Can a man and a woman remain friends without turning into lovers? Yes, said "When Harry Met Sally" ... Maybe, says "Koi Aap Sa", producer Ekta Kapoor's heart-warming though inconsistent homage to the cinema of Karan Johar.


Sure enough, "Koi Aap Sa" has bits of "Kal Ho Na Ho", specially in Himesh Reshammiya's music score, bits of "Kabhi Khushi Kabhie Gham" - the protagonist weeps copiously into his popcorn while watching K3G - and loads and loads of "Kuch Kuch Hota Hai".


In fact "Koi Aap Sa", by far the most valid film Kapoor has produced, is a contemporary version of "Kuch Kuch Hota Hai" with Aftab Shivdasani, Natassha and Dipannita playing the man, the tomboy and the femme fatale on the kaleidoscopic college campus.


While the ladies replicate Kajol and Rani Mukherjee's characters even in incidental details (Aftab pleads with Natassha not to abandon college, a la Shah Rukh's famous train sequence with Kajol), the metro-centric male protagonist in "Koi Aap Sa" is quite a departure from the self-centred cool dude Shah Rukh Khan played.

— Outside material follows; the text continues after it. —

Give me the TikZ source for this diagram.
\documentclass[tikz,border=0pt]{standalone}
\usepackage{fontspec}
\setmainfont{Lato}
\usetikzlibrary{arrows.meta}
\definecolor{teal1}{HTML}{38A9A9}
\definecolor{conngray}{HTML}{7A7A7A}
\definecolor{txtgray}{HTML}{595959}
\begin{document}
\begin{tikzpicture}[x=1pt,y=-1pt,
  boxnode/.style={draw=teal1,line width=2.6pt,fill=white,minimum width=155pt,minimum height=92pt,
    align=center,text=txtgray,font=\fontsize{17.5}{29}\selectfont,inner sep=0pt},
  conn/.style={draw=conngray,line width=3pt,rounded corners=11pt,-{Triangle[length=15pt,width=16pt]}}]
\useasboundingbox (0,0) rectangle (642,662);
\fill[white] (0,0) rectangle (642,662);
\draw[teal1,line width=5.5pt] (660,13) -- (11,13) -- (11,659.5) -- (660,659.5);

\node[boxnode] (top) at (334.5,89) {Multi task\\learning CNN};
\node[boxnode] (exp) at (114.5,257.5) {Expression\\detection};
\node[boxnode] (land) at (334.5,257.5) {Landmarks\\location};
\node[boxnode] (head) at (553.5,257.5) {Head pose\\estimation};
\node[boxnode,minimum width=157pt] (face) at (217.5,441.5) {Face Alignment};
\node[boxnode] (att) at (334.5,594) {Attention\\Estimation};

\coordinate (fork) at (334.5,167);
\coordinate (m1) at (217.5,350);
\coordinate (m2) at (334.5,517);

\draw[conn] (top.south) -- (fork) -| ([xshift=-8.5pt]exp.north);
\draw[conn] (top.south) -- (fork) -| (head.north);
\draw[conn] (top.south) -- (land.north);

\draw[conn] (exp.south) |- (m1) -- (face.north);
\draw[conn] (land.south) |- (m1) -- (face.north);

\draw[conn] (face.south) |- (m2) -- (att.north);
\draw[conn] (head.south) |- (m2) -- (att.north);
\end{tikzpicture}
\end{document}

Aftab's Rohan is cool but committed, sporty but sensitive, precocious but poetic. He flirts with the campus siren Dipannita Sharma but stands steadfast by his best friend Natassha when she's raped.


This bit of gruesome plot construction serves a dual purpose. It gives the film an edge of social relevance (unwed motherhood in a stress-free campus romance is quite something) and it gives our hero a chance to play several deeply sensitive shades of manhood.


Hats off to Aftab for playing a man of today with both a feminine and masculine side to his character with such effortless charm.


Partly naïve and partly a man-of-the-world, Aftab's Rohit is a consummate hero embodying the best aspects of romantic comedy. The actor has overcome his earlier gawkiness to communicate an endearing spectrum of urban emotions related to love, friendship and commitment.


It's a polished performance, more so than portions of the narrative, which tend to veer into screechy self-parody. The sweaty pub dances and football games seem to be from a zillion Hollywood blues-chasers, and the supporting cast of friends, foes and relatives are straight out of Ekta Kapoor's trillion soaps.


But the film has a surface and slight charm of its own...It manoeuvres its way through a plethora of cute situations.


Cleverly packaged and edited to accentuate the sweaty curves in the jukebox triangle, the film leaves you with a smile for projecting an aura of positivity and for venturing into a young theme without getting callow shallow and crude.